Wherever a line below holds the word "this", copy that line.

## BEGIN

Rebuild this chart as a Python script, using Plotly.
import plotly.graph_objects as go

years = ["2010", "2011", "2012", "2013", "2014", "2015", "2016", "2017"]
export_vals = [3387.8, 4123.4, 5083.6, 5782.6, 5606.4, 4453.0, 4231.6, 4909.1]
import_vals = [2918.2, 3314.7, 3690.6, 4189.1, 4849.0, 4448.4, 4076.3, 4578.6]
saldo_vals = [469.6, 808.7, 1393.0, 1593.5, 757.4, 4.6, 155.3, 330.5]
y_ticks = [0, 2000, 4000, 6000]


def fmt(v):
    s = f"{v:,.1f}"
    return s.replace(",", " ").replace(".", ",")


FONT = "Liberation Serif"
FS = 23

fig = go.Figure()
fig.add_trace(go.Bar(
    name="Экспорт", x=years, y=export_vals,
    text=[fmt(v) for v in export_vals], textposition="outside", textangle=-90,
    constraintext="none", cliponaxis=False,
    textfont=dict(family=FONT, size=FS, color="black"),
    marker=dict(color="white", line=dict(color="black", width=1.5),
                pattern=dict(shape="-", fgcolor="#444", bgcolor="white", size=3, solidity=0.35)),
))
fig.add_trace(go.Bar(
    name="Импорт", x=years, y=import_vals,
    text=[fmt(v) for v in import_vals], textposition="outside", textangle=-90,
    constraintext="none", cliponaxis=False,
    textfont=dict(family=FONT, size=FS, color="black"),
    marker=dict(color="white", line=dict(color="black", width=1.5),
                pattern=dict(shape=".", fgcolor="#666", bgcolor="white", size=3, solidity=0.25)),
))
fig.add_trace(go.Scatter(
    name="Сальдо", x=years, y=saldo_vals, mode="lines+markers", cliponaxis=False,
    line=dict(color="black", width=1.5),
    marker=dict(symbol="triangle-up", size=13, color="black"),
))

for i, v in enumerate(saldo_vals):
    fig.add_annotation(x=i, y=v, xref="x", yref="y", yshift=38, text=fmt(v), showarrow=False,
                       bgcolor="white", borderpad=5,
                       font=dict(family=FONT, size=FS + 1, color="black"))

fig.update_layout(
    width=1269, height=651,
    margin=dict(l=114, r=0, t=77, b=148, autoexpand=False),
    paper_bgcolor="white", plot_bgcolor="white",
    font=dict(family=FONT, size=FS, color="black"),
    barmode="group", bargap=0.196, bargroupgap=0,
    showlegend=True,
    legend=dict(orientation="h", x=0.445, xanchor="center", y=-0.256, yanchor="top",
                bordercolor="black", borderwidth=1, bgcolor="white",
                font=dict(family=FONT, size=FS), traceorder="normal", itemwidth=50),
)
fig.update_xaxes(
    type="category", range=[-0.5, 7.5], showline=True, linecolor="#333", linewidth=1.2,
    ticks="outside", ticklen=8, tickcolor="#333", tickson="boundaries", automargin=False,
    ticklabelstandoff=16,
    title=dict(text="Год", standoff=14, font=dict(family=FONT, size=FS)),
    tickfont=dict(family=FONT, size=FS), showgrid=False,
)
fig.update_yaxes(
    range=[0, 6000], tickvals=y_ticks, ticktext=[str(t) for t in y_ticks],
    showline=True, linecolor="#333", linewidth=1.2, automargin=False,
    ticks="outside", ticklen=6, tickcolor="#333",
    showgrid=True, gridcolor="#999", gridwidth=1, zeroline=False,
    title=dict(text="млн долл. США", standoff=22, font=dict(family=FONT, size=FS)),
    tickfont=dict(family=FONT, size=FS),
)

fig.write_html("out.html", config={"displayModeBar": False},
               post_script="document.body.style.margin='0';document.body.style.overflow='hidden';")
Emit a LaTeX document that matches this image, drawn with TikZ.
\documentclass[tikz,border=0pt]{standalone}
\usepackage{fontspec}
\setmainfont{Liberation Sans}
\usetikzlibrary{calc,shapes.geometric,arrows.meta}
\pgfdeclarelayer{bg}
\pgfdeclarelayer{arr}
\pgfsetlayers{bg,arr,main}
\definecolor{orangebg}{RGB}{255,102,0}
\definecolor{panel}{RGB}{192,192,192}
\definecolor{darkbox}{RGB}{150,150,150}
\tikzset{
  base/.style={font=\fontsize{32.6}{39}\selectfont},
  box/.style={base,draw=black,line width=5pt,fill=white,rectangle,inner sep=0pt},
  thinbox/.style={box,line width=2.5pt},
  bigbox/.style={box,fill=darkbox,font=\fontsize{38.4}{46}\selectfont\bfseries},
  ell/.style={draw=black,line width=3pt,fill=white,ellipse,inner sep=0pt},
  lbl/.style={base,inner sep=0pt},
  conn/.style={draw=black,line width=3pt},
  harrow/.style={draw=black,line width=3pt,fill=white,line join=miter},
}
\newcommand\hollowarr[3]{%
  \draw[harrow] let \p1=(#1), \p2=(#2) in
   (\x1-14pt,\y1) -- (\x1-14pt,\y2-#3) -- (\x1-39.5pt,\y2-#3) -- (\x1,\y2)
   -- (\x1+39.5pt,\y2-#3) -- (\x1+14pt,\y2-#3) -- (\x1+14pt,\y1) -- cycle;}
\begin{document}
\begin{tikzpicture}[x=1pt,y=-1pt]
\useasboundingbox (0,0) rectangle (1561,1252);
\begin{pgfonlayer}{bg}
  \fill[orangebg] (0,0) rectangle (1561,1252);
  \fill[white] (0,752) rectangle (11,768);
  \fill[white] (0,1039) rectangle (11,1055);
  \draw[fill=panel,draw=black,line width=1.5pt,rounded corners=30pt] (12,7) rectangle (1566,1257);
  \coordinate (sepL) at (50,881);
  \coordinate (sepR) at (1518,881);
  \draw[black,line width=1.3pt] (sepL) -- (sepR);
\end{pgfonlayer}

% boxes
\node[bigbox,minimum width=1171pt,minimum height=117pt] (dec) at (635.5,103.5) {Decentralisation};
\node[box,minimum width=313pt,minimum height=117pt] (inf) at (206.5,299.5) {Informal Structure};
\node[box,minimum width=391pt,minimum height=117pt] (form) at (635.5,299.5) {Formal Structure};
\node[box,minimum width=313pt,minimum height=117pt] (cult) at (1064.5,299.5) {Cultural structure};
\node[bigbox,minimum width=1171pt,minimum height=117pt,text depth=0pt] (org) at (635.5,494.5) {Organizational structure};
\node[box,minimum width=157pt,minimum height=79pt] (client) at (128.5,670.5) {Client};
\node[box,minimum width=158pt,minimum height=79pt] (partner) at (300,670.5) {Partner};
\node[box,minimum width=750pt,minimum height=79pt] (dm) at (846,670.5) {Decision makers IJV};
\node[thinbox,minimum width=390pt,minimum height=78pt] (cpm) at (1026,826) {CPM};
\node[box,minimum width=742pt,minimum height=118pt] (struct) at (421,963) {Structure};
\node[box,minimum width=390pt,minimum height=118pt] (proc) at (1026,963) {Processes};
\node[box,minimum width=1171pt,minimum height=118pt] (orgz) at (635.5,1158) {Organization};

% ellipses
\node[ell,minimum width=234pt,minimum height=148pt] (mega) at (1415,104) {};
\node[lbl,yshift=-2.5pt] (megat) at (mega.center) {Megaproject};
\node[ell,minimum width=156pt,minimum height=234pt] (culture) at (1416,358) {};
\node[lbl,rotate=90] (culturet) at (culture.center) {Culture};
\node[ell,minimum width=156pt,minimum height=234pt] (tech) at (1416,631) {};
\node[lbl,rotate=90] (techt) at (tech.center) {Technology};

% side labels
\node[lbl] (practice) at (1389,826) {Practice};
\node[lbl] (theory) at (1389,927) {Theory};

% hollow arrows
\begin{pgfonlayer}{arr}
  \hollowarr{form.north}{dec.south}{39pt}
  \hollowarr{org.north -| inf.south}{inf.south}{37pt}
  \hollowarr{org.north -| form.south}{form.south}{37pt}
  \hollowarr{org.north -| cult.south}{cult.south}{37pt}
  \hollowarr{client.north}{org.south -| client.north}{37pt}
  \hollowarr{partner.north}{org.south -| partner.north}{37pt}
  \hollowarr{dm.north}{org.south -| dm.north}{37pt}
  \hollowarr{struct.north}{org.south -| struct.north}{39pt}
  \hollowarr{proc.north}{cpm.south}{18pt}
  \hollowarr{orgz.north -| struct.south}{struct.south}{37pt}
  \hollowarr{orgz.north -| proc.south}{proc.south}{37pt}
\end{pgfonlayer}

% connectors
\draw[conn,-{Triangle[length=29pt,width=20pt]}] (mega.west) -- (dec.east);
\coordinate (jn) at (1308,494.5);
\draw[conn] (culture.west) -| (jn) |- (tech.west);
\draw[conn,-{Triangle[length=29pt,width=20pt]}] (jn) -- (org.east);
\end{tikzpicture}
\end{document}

## END

FINAL RESULT:
Rebuild this chart as a Python script, using Plotly.
Emit a LaTeX document that matches this image, drawn with TikZ.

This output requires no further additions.